Perhaps 7-14,000 people are losing health insurance every day due to the Great Recession. As a result, ur capacity for economic innovation, for small businesses, and for job creation is hurt. People lose their homes and what little fortunes they have to make family choices (ex: a home v health; food v insurance) inconceivable in Malta or in most other "advanced" (post)industrial states. Our capacity and often genuine desire to assist each other seems thwarted somehow.
We worry about the cost of the change, but not enough about the costs right now. Congress decides it is too extreme to add a bit of tax to those earning $300,000 and up and move the tax point 1 Million (and are they talking salary or wealth or both?).

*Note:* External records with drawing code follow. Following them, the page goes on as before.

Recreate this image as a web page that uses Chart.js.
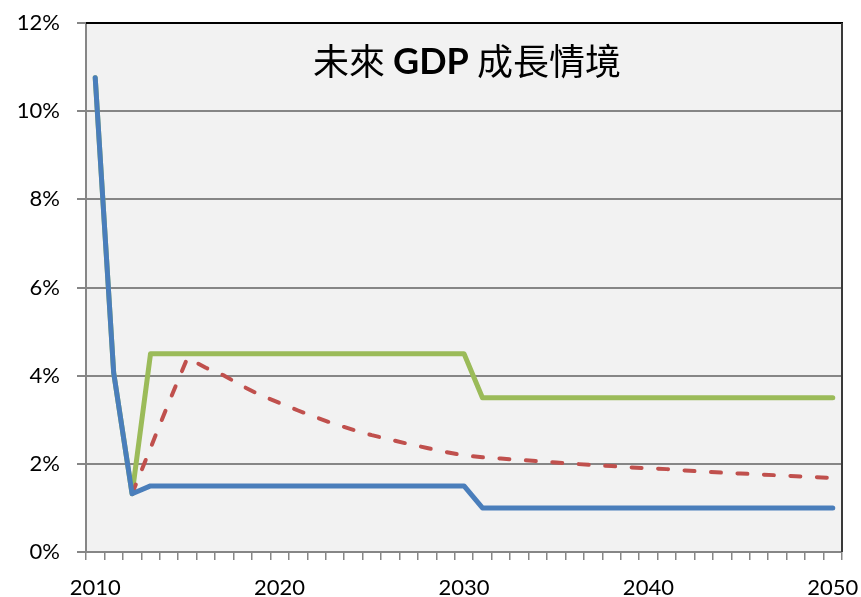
<!DOCTYPE html>
<html>
<head>
<meta charset="utf-8">
<script src="https://cdn.jsdelivr.net/npm/chart.js@4/dist/chart.umd.min.js"></script>
<style>
  html, body { margin: 0; padding: 0; background: #ffffff; }
  #wrap { width: 861px; height: 597px; }
</style>
</head>
<body>
<div id="wrap"><canvas id="c" width="861" height="597"></canvas></div>
<script>
// ---- data ----
const years = [];
for (let y = 2010; y <= 2050; y++) years.push(String(y));

const titleParts = ["未來 ", "GDP", " 成長情境"];

// Low scenario (blue)
const lowGrowth = [10.76, 4.07, 1.32,
  1.5, 1.5, 1.5, 1.5, 1.5, 1.5, 1.5, 1.5, 1.5, 1.5, 1.5, 1.5, 1.5, 1.5, 1.5, 1.5, 1.5, 1.5,
  1.0, 1.0, 1.0, 1.0, 1.0, 1.0, 1.0, 1.0, 1.0, 1.0, 1.0, 1.0, 1.0, 1.0, 1.0, 1.0, 1.0, 1.0, 1.0, 1.0];

// Decaying scenario (red dashed)
const midGrowth = [null, null, 1.32, 2.36, 3.40, 4.40, 4.18, 4.00, 3.76, 3.55, 3.38,
  3.21, 3.05, 2.90, 2.77, 2.65, 2.55, 2.45, 2.36, 2.27, 2.19,
  2.15, 2.12, 2.09, 2.06, 2.03, 2.00, 1.97, 1.95, 1.92, 1.90,
  1.88, 1.85, 1.82, 1.80, 1.78, 1.76, 1.74, 1.72, 1.70, 1.68];

// High scenario (green)
const highGrowth = [10.76, 4.07, 1.32,
  4.5, 4.5, 4.5, 4.5, 4.5, 4.5, 4.5, 4.5, 4.5, 4.5, 4.5, 4.5, 4.5, 4.5, 4.5, 4.5, 4.5, 4.5,
  3.5, 3.5, 3.5, 3.5, 3.5, 3.5, 3.5, 3.5, 3.5, 3.5, 3.5, 3.5, 3.5, 3.5, 3.5, 3.5, 3.5, 3.5, 3.5, 3.5];

const yTicks = [0, 2, 4, 6, 8, 10, 12];

// ---- plugins ----
const plotDecor = {
  id: 'plotDecor',
  beforeDraw(chart) {
    const {ctx, chartArea: a} = chart;
    ctx.save();
    ctx.fillStyle = '#f2f2f2';
    ctx.fillRect(a.left, a.top, a.right - a.left, a.bottom - a.top);
    ctx.restore();
  },
  afterDatasetsDraw(chart) {
    const {ctx, chartArea: a} = chart;
    ctx.save();
    ctx.lineWidth = 2;
    ctx.strokeStyle = '#000000';
    ctx.beginPath();
    ctx.moveTo(a.left, a.top);
    ctx.lineTo(a.right + 1, a.top);
    ctx.stroke();
    ctx.strokeStyle = '#3a3a3a';
    ctx.beginPath();
    ctx.moveTo(a.right, a.top);
    ctx.lineTo(a.right, a.bottom);
    ctx.stroke();
    // title inside plot
    const fonts = ['36px "Noto Sans CJK TC"', 'bold 36px Lato', '36px "Noto Sans CJK TC"'];
    let widths = titleParts.map((t, i) => { ctx.font = fonts[i]; return ctx.measureText(t).width; });
    const total = widths.reduce((s, w) => s + w, 0);
    let x = (a.left + a.right) / 2 - total / 2 + 3;
    const y = a.top + 38;
    ctx.fillStyle = '#000000';
    ctx.textBaseline = 'middle';
    ctx.textAlign = 'left';
    titleParts.forEach((t, i) => {
      ctx.font = fonts[i];
      ctx.fillText(t, x, y + (i === 1 ? 1 : 0));
      x += widths[i];
    });
    ctx.restore();
  }
};

new Chart(document.getElementById('c'), {
  type: 'line',
  data: {
    labels: years,
    datasets: [
      { label: 'low', data: lowGrowth, borderColor: '#4a7ebb', borderWidth: 5,
        pointRadius: 0, tension: 0, borderJoinStyle: 'round', borderCapStyle: 'round' },
      { label: 'mid', data: midGrowth, borderColor: '#c0504d', borderWidth: 4,
        pointRadius: 0, tension: 0, borderDash: [10, 16.5], borderCapStyle: 'round',
        borderJoinStyle: 'round', spanGaps: false },
      { label: 'high', data: highGrowth, borderColor: '#9bbb59', borderWidth: 5,
        pointRadius: 0, tension: 0, borderJoinStyle: 'round', borderCapStyle: 'round' }
    ]
  },
  options: {
    responsive: false,
    animation: false,
    devicePixelRatio: 1,
    layout: { padding: { top: 23, right: 19, left: 0, bottom: 0 } },
    plugins: { legend: { display: false }, title: { display: false }, tooltip: { enabled: false } },
    scales: {
      x: {
        type: 'category',
        offset: true,
        grid: { offset: true, drawOnChartArea: false, drawTicks: true, tickLength: 8,
                color: '#868686', lineWidth: 1.5 },
        border: { display: true, color: '#868686', width: 2 },
        ticks: {
          autoSkip: false, maxRotation: 0, minRotation: 0, padding: 15,
          color: '#000000', font: { family: 'Lato', size: 22 },
          callback: function (val, idx) { return idx % 10 === 0 ? this.getLabelForValue(val) : ''; }
        },
        afterFit(scale) {
          scale.height = 45;
          scale.paddingLeft = 0; scale.paddingRight = 0;
          scale.paddingTop = 0; scale.paddingBottom = 0;
        }
      },
      y: {
        min: 0, max: 12,
        afterBuildTicks(scale) { scale.ticks = yTicks.map(v => ({ value: v })); },
        grid: { color: '#868686', lineWidth: 2, drawTicks: true, tickLength: 9 },
        border: { display: true, color: '#868686', width: 2 },
        ticks: {
          padding: 17, color: '#000000', font: { family: 'Lato', size: 22 },
          callback: v => v + '%'
        },
        afterFit(scale) {
          scale.width = 86;
          scale.paddingLeft = 0; scale.paddingRight = 0;
          scale.paddingTop = 0; scale.paddingBottom = 0;
        }
      }
    }
  },
  plugins: [plotDecor]
});
</script>
</body>
</html>
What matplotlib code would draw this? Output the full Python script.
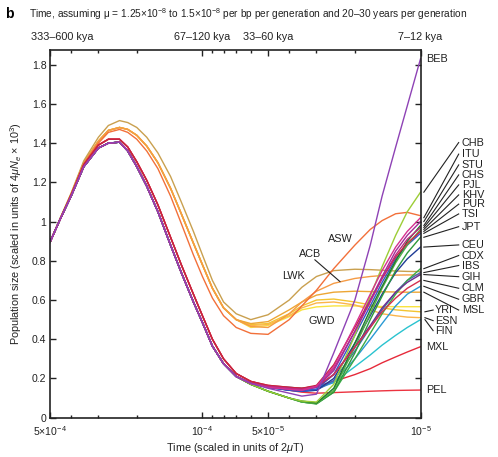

It's absurd. Our income inequality is starting to look positively third world, vastly different from how it looked in the 1950s and '60s. Even so, I'd be for everyone getting a tiny tax--rich and poor--a citizenship duty to protect each other tax.
I'm teaching about health care a bit in my summer US govt class, but in a distant, poli sci sort of way--how things get on the agenda, alternatives, get decided. I talk about how, probably, only some small change will be passed before Congress heads out and then, as everyone knows, the 2010 elections will mean inaction. I can show them this pattern going back decades and so on and so forth. But, I've gotta tell you, my heart is just breaking on this one. We surprised ourselves by voting for Obama another step on the road to heal an ancient wound. But now, in the world of public policy, we are too scared to keep trying to rebuild and rejuvenate our country. We are going to walk away from the single most important thing we need to do for ourselves and our future.